Not that the later implementation date is bad, given the uncertainty the measure has generated from the start. The April 2024 federal budget proposed to raise the inclusion rate from 50 to 66 per cent for most corporate and other capital gains and for individual capital gains above $250,000. The change was to be effective last June. The government’s motive presumably was to push people who expected to be hit by the higher rate to realize their capital gains before then, thus boosting federal revenue in a fiscal year that we now know featured a deficit some $20 billion higher than the budget forecast. Although the government did not introduce legislation until the fall, and it died with the prorogation of Parliament, the Canada Revenue Agency (CRA) said, consistent with past practice, that it would administer the new system anyway.

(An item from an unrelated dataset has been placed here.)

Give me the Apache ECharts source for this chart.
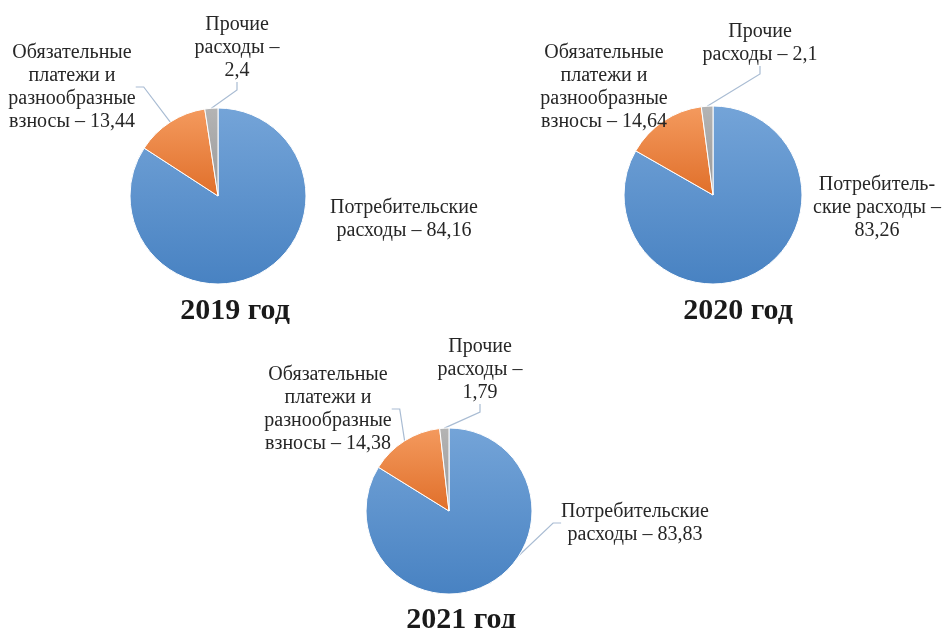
<!DOCTYPE html>
<html>
<head>
<meta charset="utf-8">
<script src="https://cdn.jsdelivr.net/npm/echarts@6/dist/echarts.min.js"></script>
<style>html,body{margin:0;padding:0;background:#fff;}#c{width:947px;height:628px;}</style>
</head>
<body>
<div id="c"></div>
<script>
// ---- data ----
const years = ['2019 год', '2020 год', '2021 год'];
const categories = ['Потребительские расходы', 'Обязательные платежи и разнообразные взносы', 'Прочие расходы'];
const values2019 = [84.16, 13.44, 2.4];
const values2020 = [83.26, 14.64, 2.1];
const values2021 = [83.83, 14.38, 1.79];
const labels2019 = ['Потребительские\nрасходы – {v}', 'Обязательные\nплатежи и\nразнообразные\nвзносы – {v}', 'Прочие\nрасходы –\n{v}'];
const labels2020 = ['Потребитель-\nские расходы –\n{v}', 'Обязательные\nплатежи и\nразнообразные\nвзносы – {v}', 'Прочие\nрасходы – {v}'];
const labels2021 = ['Потребительские\nрасходы – {v}', 'Обязательные\nплатежи и\nразнообразные\nвзносы – {v}', 'Прочие\nрасходы –\n{v}'];

// ---- layout / style ----
const allValues = [values2019, values2020, values2021];
const allLabels = [labels2019, labels2020, labels2021];
// wide virtual viewport so outside labels are never truncated
const VX = -400, VY = -200, VW = 947 + 800, VH = 628 + 400;
const centers = [[218, 196], [713, 195], [449, 511]];
const radii = [88, 89, 83];
const titlePos = [[230, 291], [733, 291], [456, 600]];
// label anchor (center x, top y) per series, per slice
const labelPos = [
  [[404, 196], [72, 41], [237, 13]],
  [[877, 173], [604, 41], [760, 20]],
  [[635, 500], [328, 363], [480, 335]]
];
const showLine = [
  [false, true, true],
  [false, false, true],
  [true, true, true]
];
const grad = (a, b) => ({type: 'linear', x: 0, y: 0, x2: 0, y2: 1, colorStops: [{offset: 0, color: a}, {offset: 1, color: b}]});
const colors = [grad('#74a4d8', '#4882c2'), grad('#f49a5e', '#e06f2a'), grad('#b4b4b4', '#999999')];
const fmt = v => String(v).replace('.', ',');

const series = allValues.map((vals, s) => ({
  type: 'pie',
  left: VX, top: VY, width: VW, height: VH,
  center: [centers[s][0] - VX, centers[s][1] - VY],
  radius: radii[s],
  startAngle: 90,
  clockwise: true,
  animation: false,
  silent: true,
  itemStyle: {borderColor: '#ffffff', borderWidth: 1},
  label: {
    show: true,
    fontFamily: 'Liberation Serif',
    fontSize: 20,
    lineHeight: 23,
    color: '#262626',
    align: 'center',
    overflow: 'none',
    formatter: p => allLabels[s][p.dataIndex].replace('{v}', fmt(p.value))
  },
  labelLine: {show: true, length: 10, length2: 8, lineStyle: {color: '#a9bcd3', width: 1.2}},
  labelLayout: p => ({
    x: labelPos[s][p.dataIndex][0],
    y: labelPos[s][p.dataIndex][1],
    align: 'center',
    verticalAlign: 'top',
    hideOverlap: false
  }),
  data: vals.map((v, i) => ({
    name: categories[i],
    value: v,
    itemStyle: {color: colors[i]},
    labelLine: {show: showLine[s][i]}
  }))
}));

const chart = echarts.init(document.getElementById('c'), null, {renderer: 'canvas'});
chart.setOption({
  backgroundColor: '#ffffff',
  title: years.map((t, i) => ({
    text: t,
    left: titlePos[i][0],
    top: titlePos[i][1],
    textAlign: 'center',
    textStyle: {fontFamily: 'Liberation Serif', fontSize: 30, fontWeight: 'bold', color: '#1a1a1a'}
  })),
  series: series
});
</script>
</body>
</html>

As John Tobin and Carl Irvine pointed out in a recent C.D. Howe Institute e-brief, this created an intolerable situation for taxpayers. They could prepare their taxes according to the existing law and run the risk of penalties when the CRA reassessed them. Or they could prepare their taxes using the higher rate, even though, if the changes did not pass, delays in getting refunds out of the CRA and the low interest rate it pays would leave them worse off than if they had followed the existing law.

Tobin and Irvine recommended that, if the government was determined to go ahead with the changes, it should delay the implementation date to give taxpayers clarity about the 2024 tax year. The government has now done that, and so has Quebec, which administers its own provincial income taxes.

The bad news, though, is that Ottawa still plans to go ahead with the changes. Irritating though the June 2024 implementation date was, it was only one — and not the most important — of the many problems with the higher inclusion rate.

Even from the narrow viewpoint of the federal government’s revenue needs, higher capital gains taxes are not good. Reaping a short-term bonus as people rush to realize gains ahead of the deadline does nothing for long-term revenue. Moreover, another e-brief from our institute estimated that the higher rates on personal capital gains would generate only about a third of the revenue the 2024 budget projected over five years. A modest increase in capital gains revenue is no basis for the aggressive spending the current government likes to pursue.